P.S. Your inbox size increases with seniority here, so guests can have only 10, while Sr. Members have no limit.


----------



## Bruce Monkhouse (11 Jan 2005)

AAARRRGGG, I wish I knew that, I've been deleting left and right to stay under a certain limit.


----------



## Mike Bobbitt (11 Jan 2005)

The good news is that I understand that a "PM Box Is Full" notification will be included in the next release of the forum software, to help people know when they're in this situation.


----------



## Huggy (11 Jan 2005)

oh, I was thinking It was something I did....  

if you can send her a little note that would be super.


thanks.


----------



## Ex-Dragoon (11 Jan 2005)

I wonder if in this case PMs from the Staff would be blocked out?


----------



## spenco (17 Feb 2005)

Mike Bobbitt said:
			
		

> P.S. Your inbox size increases with seniority here, so guests can have only 10, while Sr. Members have no limit.

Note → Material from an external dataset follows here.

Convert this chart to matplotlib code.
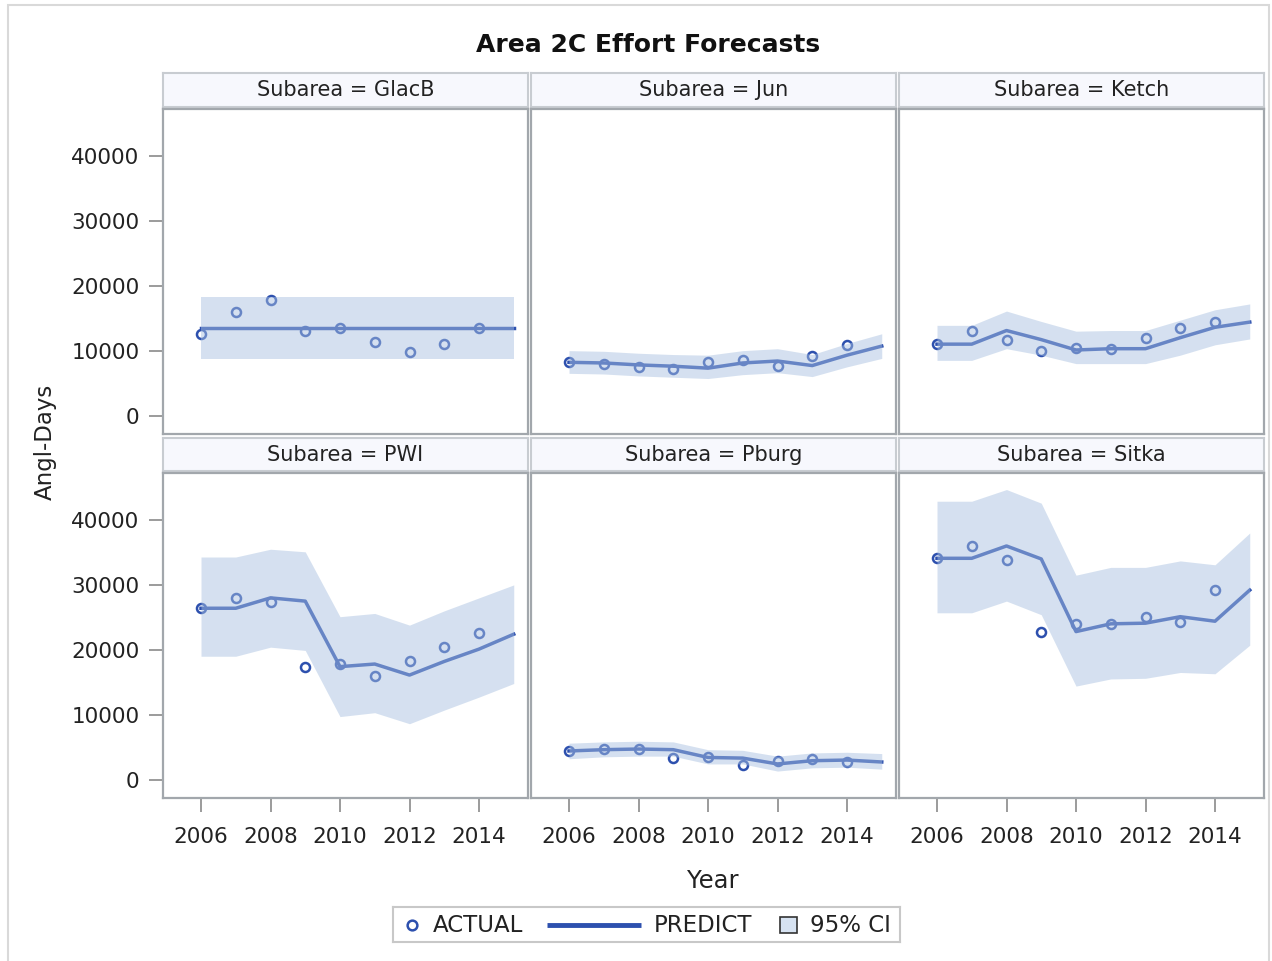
import matplotlib.pyplot as plt
from matplotlib.patches import Rectangle

# data
subareas = ["GlacB", "Jun", "Ketch", "PWI", "Pburg", "Sitka"]
years = [2006, 2007, 2008, 2009, 2010, 2011, 2012, 2013, 2014, 2015]
actual_years = years[:9]
xticks = [2006, 2008, 2010, 2012, 2014]
yticks = [0, 10000, 20000, 30000, 40000]

glacb_actual = [12600, 16000, 17800, 13100, 13500, 11300, 9800, 11000, 13500]
glacb_predict = [13500, 13500, 13500, 13500, 13500, 13500, 13500, 13500, 13500, 13500]
glacb_lower = [8700, 8700, 8700, 8700, 8700, 8700, 8700, 8700, 8700, 8700]
glacb_upper = [18300, 18300, 18300, 18300, 18300, 18300, 18300, 18300, 18300, 18300]

jun_actual = [8200, 7900, 7500, 7200, 8200, 8600, 7600, 9200, 10800]
jun_predict = [8200, 8100, 7800, 7600, 7300, 8100, 8400, 7700, 9300, 10700]
jun_lower = [6500, 6400, 6100, 5900, 5700, 6300, 6600, 6000, 7500, 8800]
jun_upper = [10000, 9900, 9600, 9400, 9300, 10000, 10300, 9400, 11100, 12600]

ketch_actual = [11000, 13100, 11600, 10000, 10400, 10300, 11900, 13500, 14400]
ketch_predict = [11000, 11000, 13100, 11700, 10100, 10300, 10300, 12000, 13600, 14400]
ketch_lower = [8500, 8500, 10300, 9300, 8000, 8000, 8000, 9300, 10900, 11800]
ketch_upper = [13900, 13900, 16100, 14500, 13000, 13100, 13100, 14700, 16300, 17200]

pwi_actual = [26400, 28000, 27300, 17300, 17800, 16000, 18200, 20400, 22600]
pwi_predict = [26400, 26400, 28000, 27500, 17400, 17800, 16100, 18200, 20100, 22400]
pwi_lower = [19000, 19000, 20400, 19900, 9700, 10300, 8600, 10700, 12700, 14800]
pwi_upper = [34300, 34300, 35500, 35100, 25100, 25600, 23800, 26000, 28000, 30000]

pburg_actual = [4400, 4700, 4700, 3300, 3400, 2200, 2800, 3200, 2700]
pburg_predict = [4400, 4600, 4700, 4600, 3400, 3300, 2400, 2900, 3000, 2700]
pburg_lower = [3200, 3500, 3600, 3600, 2400, 2400, 1300, 1800, 1900, 1600]
pburg_upper = [5600, 5800, 5900, 5800, 4600, 4500, 3600, 4100, 4200, 4000]

sitka_actual = [34100, 36000, 33900, 22700, 24000, 24000, 25000, 24300, 29200]
sitka_predict = [34100, 34100, 36000, 34000, 22800, 24000, 24100, 25100, 24400, 29200]
sitka_lower = [25700, 25700, 27500, 25400, 14400, 15500, 15600, 16500, 16300, 20700]
sitka_upper = [42900, 42900, 44700, 42600, 31500, 32700, 32700, 33700, 33100, 38000]

actual = [glacb_actual, jun_actual, ketch_actual, pwi_actual, pburg_actual, sitka_actual]
predict = [glacb_predict, jun_predict, ketch_predict, pwi_predict, pburg_predict, sitka_predict]
lower = [glacb_lower, jun_lower, ketch_lower, pwi_lower, pburg_lower, sitka_lower]
upper = [glacb_upper, jun_upper, ketch_upper, pwi_upper, pburg_upper, sitka_upper]

W, H = 1272, 961
DARK = "#2D50AE"
BAND = "#A8C0E0"
TXT = "#222222"
plt.rcParams["font.family"] = "DejaVu Sans"

fig = plt.figure(figsize=(W / 100, H / 100), dpi=100)


def box(x0, y0, x1, y1):
    # pixel box (top-left origin) -> figure fraction rect
    return [x0 / W, 1 - y1 / H, (x1 - x0) / W, (y1 - y0) / H]


col_x = [163, 531, 899]
row_y = [(73, 107, 109, 434), (438, 471, 473, 798)]
panel_w = 365

for i, name in enumerate(subareas):
    r, c = divmod(i, 3)
    hy0, hy1, py0, py1 = row_y[r]
    x0 = col_x[c]

    # header strip
    hax = fig.add_axes(box(x0, hy0, x0 + panel_w, hy1))
    hax.set_facecolor("#F7F8FD")
    hax.set_xticks([])
    hax.set_yticks([])
    for s in hax.spines.values():
        s.set_color("#C8CCD1")
        s.set_linewidth(1.5)
    hax.text(0.5, 0.5, f"Subarea = {name}", ha="center", va="center",
             fontsize=15, color=TXT, transform=hax.transAxes)

    ax = fig.add_axes(box(x0, py0, x0 + panel_w, py1))
    ax.plot(actual_years, actual[i], linestyle="none", marker="o", markersize=6.5,
            markerfacecolor="none", markeredgecolor=DARK, markeredgewidth=1.8, zorder=2)
    ax.plot(years, predict[i], color=DARK, linewidth=2.5, zorder=2)
    ax.fill_between(years, lower[i], upper[i], color=BAND, alpha=0.48,
                    linewidth=0, zorder=3)

    ax.set_xlim(2006 - 38 / 34.75, 2006 + 327 / 34.75)
    ax.set_ylim(-2850, 47250)
    ax.set_xticks(xticks)
    ax.set_yticks(yticks)
    for s in ax.spines.values():
        s.set_color("#A2A7AC")
        s.set_linewidth(1.6)
    ax.tick_params(colors="#8A8A8A", labelcolor=TXT, labelsize=15.5, length=10, width=1.2)
    ax.tick_params(axis="y", pad=7)
    ax.tick_params(axis="x", pad=11)
    if c != 0:
        ax.tick_params(axis="y", left=False, labelleft=False)
    if r != 1:
        ax.tick_params(axis="x", bottom=False, labelbottom=False)

fig.text(648 / W, 1 - 45 / H, "Area 2C Effort Forecasts", ha="center", va="center",
         fontsize=18, fontweight="bold", color="#111111")
fig.text(45 / W, 1 - 442 / H, "Angl-Days", rotation=90, ha="center", va="center",
         fontsize=16.5, color=TXT)
fig.text(713 / W, 1 - 881 / H, "Year", ha="center", va="center", fontsize=17.5, color=TXT)

# legend box drawn in pixel coordinates
lax = fig.add_axes(box(393, 907, 900, 942))
lax.set_xlim(393, 900)
lax.set_ylim(942, 907)
lax.set_xticks([])
lax.set_yticks([])
for s in lax.spines.values():
    s.set_color("#C8C8C8")
    s.set_linewidth(1.5)
lax.plot([412], [925], marker="o", markersize=7, markerfacecolor="none",
         markeredgecolor=DARK, markeredgewidth=1.8)
lax.text(433, 925, "ACTUAL", va="center", ha="left", fontsize=16.5, color=TXT)
lax.plot([547, 641], [925, 925], color=DARK, linewidth=3.5, solid_capstyle="butt")
lax.text(654, 925, "PREDICT", va="center", ha="left", fontsize=16.5, color=TXT)
lax.add_patch(Rectangle((780, 917), 17, 16, facecolor="#D6E2F1", edgecolor="#333333", linewidth=1.2))
lax.text(810, 925, "95% CI", va="center", ha="left", fontsize=16.5, color=TXT)

# light frame of the screenshot
fig.patches.append(Rectangle((8 / W, -0.01), (1269 - 8) / W, 1 - 5 / H + 0.01,
                             transform=fig.transFigure, fill=False,
                             edgecolor="#D9D9D9", linewidth=1.5))

plt.savefig("out.png", dpi=100)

What about just "members" such as myself, do they have a cap?


----------



## Mike Bobbitt (17 Feb 2005)

40 max.


----------



## spenco (17 Feb 2005)

Is there any way to recover PM's?  I selected 4 PM's to delete but it seems to have managed to delete every single one of my PM's, yes I am sure I only clicked four.  I needed some of those messages too.


----------



## Mike Bobbitt (17 Feb 2005)

Sorry, it sounds like your PMs are gone... If you select the checkbox at the top, it'll select all your PMs... I've culled out many PMs and have never had a problem.


----------



## spenco (17 Feb 2005)

Thats the thing, I didn't check the box at the top, I just selected four messages, then it said "are you sure you want to delete all your messages" so I said no and went back and double checked that I had only selected four messages, clicked the delete button again and said yes this time and then all my PM's were gone when as I said before, I only selected four.   Seems kinda weird.   :'(


----------



## Mike Bobbitt (17 Feb 2005)

Ahh, I get it. The "delete" button with the trash can deletes all your PMs. However the "delete selected" button at the bottom of the list and at the bottom of the page just deletes the ones you have slated for deletion...


----------



## spenco (17 Feb 2005)

Oh I see...man I feel stupid now.


----------



## Neill McKay (17 Apr 2005)

I've been having some trouble with PMs for a couple of days: I still get a notification that I have a new one, but the new message I received is long since read and deleted.  When looking at my PM list, the message count is 0 messages, 1 new.


----------



## Mike Bobbitt (17 Apr 2005)

Yeah, it seems that the PM read/unread count is not always accurate. Looks like an issue with the current beta and should be fixed in the next release.


----------